There’s more to summer wine than chilled whites and rosés. On those summer evenings when an onshore breeze sneaks in under the still-blazing sun, the time and temperature are right for a light Pinot Noir from a cool climate region like, say, Anderson Valley.
But wait—the weather station in Boonville, the no-stoplight small town that’s the main settlement in Anderson Valley—says it’s 80 degrees at noon on this first, somewhat mild day of summer, while over in Graton in cool climate Green Valley, it’s only 69. And the other day, even Philo, further up the valley, reported temps in the upper 90s, compared to the 80s in Santa Rosa.
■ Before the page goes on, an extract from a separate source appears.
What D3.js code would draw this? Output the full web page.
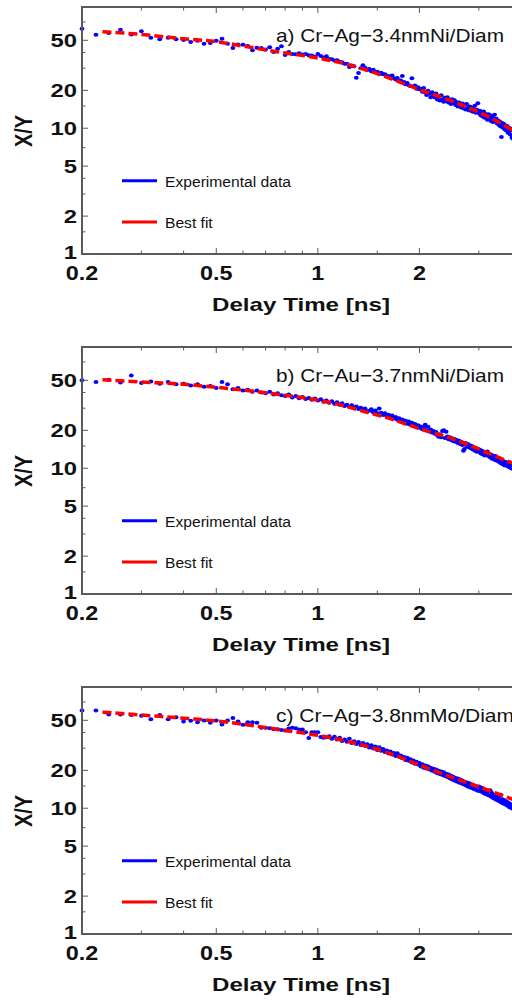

So, what gives about this cool climate Anderson Valley?
“While it’s something of a coastal climate, it’s a little shielded from the effects of the ocean,” says Adam Lee, winemaker at Siduri Wines. “Check the morning temperatures,” Lee advises, “because sometimes it gets colder in the mornings, and it takes longer to warm up. It’s not the highest high, but how long did it take to get there?” Although Siduri is renowned for its wide range of sources, from Oregon down to Santa Barbara, it’s taken Lee nearly 25 years to get back to Anderson Valley, where he purchased his first grapes for the brand.
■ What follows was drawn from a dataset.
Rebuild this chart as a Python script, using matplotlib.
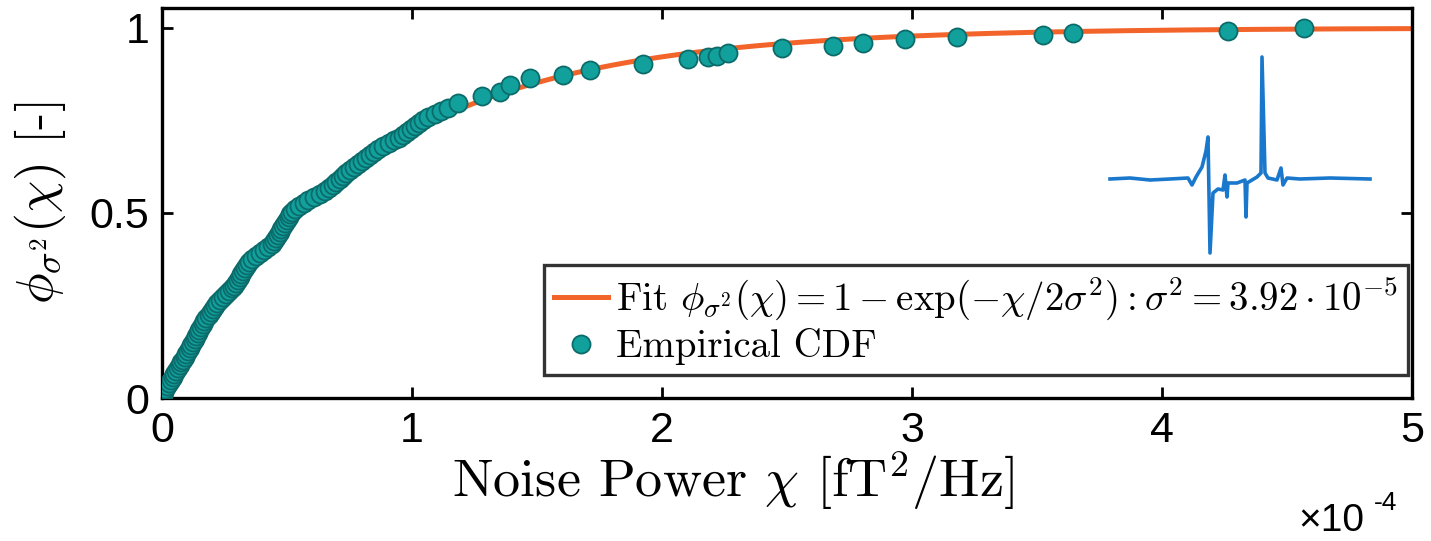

Lee says that weather stations don’t tell the whole story of elevation in Anderson Valley, and besides, “I tend to talk more about the fact that it’s fairly isolated, and people don’t know the area very well.” The valley’s more about farmers working their own vineyards than it’s about the kind of high-end hotels where sommeliers like to stay.
Lucky for Siduri, one of those family farmers is Jackson Family Wines, which has made big investments in the valley. JFW bought Siduri in 2015, but retained Lee as winemaker. Siduri’s 2017 Anderson Valley Pinot Noir ($40) blends fruit from three vineyards, up to 2,000 feet in elevation. This silky, light-hued Pinot shows woodsy and spicy, like split redwood. With flavors of strawberry and cranberry jam, and a hint of mint—or that Anderson Valley hallmark, pennyroyal—it’s on the warmer side of cool Pinot. Crack the screw cap and sip as an aperitif.
A cooler customer yet, Siduri’s 2017 Edmeades Anderson Valley Pinot Noir ($50) has an even more limpid, raspberry red hue, and a charming scent of raspberry pastille—pardon the fancy wine argot, but Jolly Rancher just won’t do—and milk chocolate. This is silky, too, but higher acidity lends it a sterner, more structured palate impression. The better option to serve with lighter summer fare off the grill, or to put in a bag and blind taste alongside a wine from Burgundy, France—where it’s forecast to hit 100 degrees on Wednesday, June 26.